§ Short exercise: Leaving out all pictures, copy exactly the lines from the one containing "Recreate this image as a Python script that uses Bokeh." down to the one containing "p.frame_height = 444", both of them included.

§ Input for this task:
start

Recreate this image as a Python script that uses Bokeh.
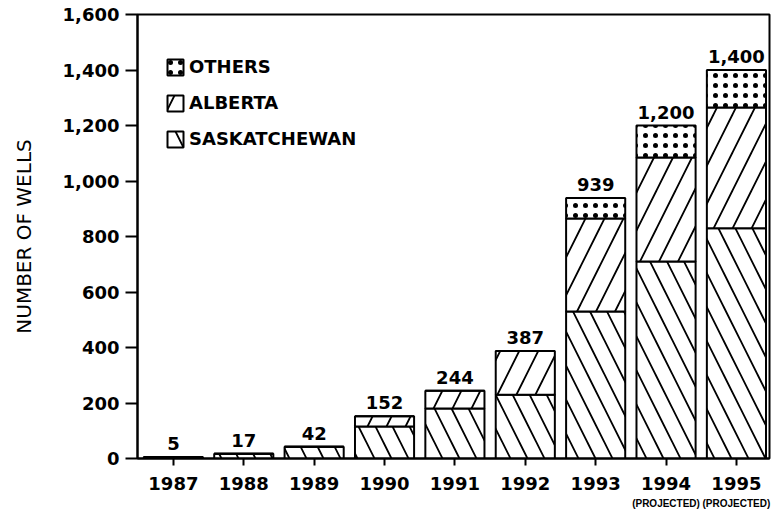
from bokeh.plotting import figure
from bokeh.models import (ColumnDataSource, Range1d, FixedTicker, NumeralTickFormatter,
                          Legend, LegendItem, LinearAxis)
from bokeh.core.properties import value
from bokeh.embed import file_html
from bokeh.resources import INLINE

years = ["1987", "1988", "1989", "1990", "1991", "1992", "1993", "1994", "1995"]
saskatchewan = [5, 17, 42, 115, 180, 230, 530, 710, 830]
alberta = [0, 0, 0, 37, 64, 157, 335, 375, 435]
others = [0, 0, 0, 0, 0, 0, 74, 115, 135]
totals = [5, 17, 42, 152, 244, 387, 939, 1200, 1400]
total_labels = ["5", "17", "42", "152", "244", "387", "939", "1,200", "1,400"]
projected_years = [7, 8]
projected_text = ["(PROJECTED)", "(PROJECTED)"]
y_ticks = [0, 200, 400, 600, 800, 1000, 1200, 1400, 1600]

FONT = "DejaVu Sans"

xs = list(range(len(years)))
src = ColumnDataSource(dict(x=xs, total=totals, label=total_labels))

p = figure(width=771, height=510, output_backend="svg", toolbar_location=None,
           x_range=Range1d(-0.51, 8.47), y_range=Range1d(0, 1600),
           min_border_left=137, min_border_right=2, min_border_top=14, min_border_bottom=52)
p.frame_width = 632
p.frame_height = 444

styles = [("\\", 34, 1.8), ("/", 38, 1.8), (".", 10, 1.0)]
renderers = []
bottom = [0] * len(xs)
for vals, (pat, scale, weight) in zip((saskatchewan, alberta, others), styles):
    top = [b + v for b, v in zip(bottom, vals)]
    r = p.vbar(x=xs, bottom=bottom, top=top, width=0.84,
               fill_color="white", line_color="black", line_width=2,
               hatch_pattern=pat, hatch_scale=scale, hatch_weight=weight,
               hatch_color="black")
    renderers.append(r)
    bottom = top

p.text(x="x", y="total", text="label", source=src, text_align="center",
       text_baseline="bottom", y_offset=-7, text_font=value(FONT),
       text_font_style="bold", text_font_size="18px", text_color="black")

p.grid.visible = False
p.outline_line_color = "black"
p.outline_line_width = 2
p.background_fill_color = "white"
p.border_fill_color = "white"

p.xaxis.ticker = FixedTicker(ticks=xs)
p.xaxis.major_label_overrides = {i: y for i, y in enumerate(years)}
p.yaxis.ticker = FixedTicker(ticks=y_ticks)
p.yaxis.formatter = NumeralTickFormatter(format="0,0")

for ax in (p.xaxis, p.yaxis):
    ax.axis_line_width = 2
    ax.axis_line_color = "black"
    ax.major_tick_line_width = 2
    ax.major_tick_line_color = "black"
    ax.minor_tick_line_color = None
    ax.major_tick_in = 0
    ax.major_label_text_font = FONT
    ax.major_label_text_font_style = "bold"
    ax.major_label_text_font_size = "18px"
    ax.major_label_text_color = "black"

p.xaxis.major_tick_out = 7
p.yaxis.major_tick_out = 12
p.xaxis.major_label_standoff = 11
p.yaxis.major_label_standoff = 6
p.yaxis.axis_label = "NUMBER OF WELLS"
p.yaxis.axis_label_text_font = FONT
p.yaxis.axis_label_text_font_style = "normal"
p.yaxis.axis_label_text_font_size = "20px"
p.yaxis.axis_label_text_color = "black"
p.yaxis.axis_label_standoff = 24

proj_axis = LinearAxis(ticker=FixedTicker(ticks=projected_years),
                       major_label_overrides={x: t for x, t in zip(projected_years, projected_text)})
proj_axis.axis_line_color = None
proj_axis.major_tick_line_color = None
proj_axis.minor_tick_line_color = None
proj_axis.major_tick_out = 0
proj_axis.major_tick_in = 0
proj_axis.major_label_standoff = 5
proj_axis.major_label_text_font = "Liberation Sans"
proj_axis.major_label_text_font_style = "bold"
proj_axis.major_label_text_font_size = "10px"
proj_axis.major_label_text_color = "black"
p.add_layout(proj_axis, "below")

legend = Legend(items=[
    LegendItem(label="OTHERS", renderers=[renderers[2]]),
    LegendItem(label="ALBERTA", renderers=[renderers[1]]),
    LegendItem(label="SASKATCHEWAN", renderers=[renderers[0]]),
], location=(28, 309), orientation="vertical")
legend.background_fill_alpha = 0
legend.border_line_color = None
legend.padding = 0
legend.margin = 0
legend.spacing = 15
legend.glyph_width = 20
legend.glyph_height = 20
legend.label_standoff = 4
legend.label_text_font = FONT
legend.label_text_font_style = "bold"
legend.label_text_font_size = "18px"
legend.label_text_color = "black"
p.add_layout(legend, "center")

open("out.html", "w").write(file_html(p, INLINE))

end
start

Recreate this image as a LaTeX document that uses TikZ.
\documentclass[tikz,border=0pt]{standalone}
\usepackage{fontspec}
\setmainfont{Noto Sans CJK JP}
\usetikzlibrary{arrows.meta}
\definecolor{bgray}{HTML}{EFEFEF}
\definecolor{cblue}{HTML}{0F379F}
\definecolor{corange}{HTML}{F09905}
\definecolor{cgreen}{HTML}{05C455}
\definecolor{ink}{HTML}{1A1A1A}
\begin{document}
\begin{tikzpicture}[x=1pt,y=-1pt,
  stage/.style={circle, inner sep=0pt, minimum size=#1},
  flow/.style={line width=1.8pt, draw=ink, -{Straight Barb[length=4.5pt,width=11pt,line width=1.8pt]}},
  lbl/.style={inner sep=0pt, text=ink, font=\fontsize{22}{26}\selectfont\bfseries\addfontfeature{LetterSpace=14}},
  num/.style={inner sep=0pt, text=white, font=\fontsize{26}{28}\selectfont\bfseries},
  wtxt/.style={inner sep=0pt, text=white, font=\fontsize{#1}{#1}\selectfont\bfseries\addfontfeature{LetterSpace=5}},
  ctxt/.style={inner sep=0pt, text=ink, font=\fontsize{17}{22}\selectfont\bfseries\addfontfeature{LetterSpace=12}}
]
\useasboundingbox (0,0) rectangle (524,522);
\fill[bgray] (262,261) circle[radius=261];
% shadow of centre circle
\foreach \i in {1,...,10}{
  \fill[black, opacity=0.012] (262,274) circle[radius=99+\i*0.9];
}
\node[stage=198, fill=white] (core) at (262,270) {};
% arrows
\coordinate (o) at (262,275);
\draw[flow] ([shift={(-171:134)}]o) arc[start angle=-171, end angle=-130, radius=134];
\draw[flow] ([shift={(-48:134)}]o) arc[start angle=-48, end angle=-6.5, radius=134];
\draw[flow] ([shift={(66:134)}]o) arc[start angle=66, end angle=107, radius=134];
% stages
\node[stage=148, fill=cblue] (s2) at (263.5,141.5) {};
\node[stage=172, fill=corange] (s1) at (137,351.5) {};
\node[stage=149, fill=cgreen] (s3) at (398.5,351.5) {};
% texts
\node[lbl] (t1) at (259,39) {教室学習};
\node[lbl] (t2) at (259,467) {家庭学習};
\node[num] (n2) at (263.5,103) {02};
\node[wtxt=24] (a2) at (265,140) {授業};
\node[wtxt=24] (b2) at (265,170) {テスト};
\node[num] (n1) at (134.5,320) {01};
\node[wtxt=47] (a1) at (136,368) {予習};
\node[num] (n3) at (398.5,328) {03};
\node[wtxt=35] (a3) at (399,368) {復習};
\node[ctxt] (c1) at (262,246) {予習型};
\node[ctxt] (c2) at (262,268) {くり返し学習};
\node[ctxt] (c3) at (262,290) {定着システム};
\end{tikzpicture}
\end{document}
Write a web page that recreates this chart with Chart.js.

end
start

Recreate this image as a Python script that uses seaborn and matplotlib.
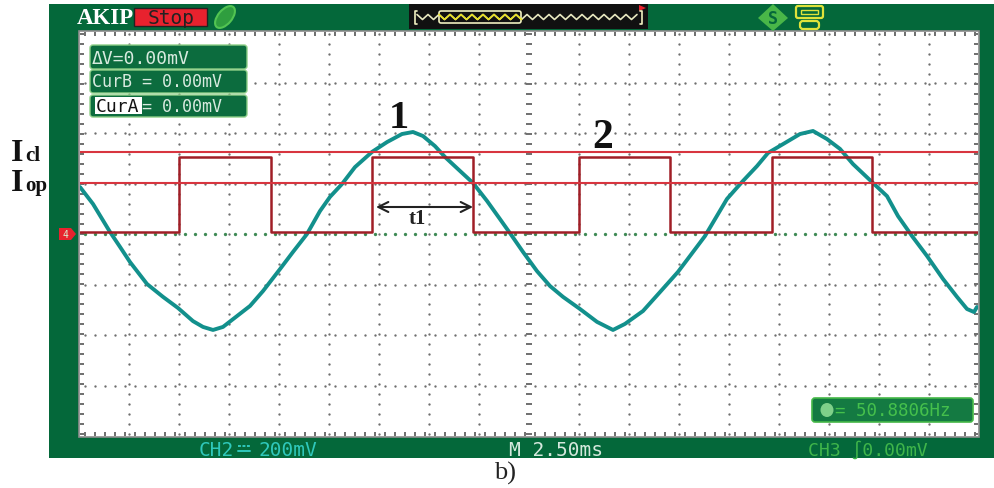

end

§ Final result:
Recreate this image as a Python script that uses Bokeh.
from bokeh.plotting import figure
from bokeh.models import (ColumnDataSource, Range1d, FixedTicker, NumeralTickFormatter,
                          Legend, LegendItem, LinearAxis)
from bokeh.core.properties import value
from bokeh.embed import file_html
from bokeh.resources import INLINE

years = ["1987", "1988", "1989", "1990", "1991", "1992", "1993", "1994", "1995"]
saskatchewan = [5, 17, 42, 115, 180, 230, 530, 710, 830]
alberta = [0, 0, 0, 37, 64, 157, 335, 375, 435]
others = [0, 0, 0, 0, 0, 0, 74, 115, 135]
totals = [5, 17, 42, 152, 244, 387, 939, 1200, 1400]
total_labels = ["5", "17", "42", "152", "244", "387", "939", "1,200", "1,400"]
projected_years = [7, 8]
projected_text = ["(PROJECTED)", "(PROJECTED)"]
y_ticks = [0, 200, 400, 600, 800, 1000, 1200, 1400, 1600]

FONT = "DejaVu Sans"

xs = list(range(len(years)))
src = ColumnDataSource(dict(x=xs, total=totals, label=total_labels))

p = figure(width=771, height=510, output_backend="svg", toolbar_location=None,
           x_range=Range1d(-0.51, 8.47), y_range=Range1d(0, 1600),
           min_border_left=137, min_border_right=2, min_border_top=14, min_border_bottom=52)
p.frame_width = 632
p.frame_height = 444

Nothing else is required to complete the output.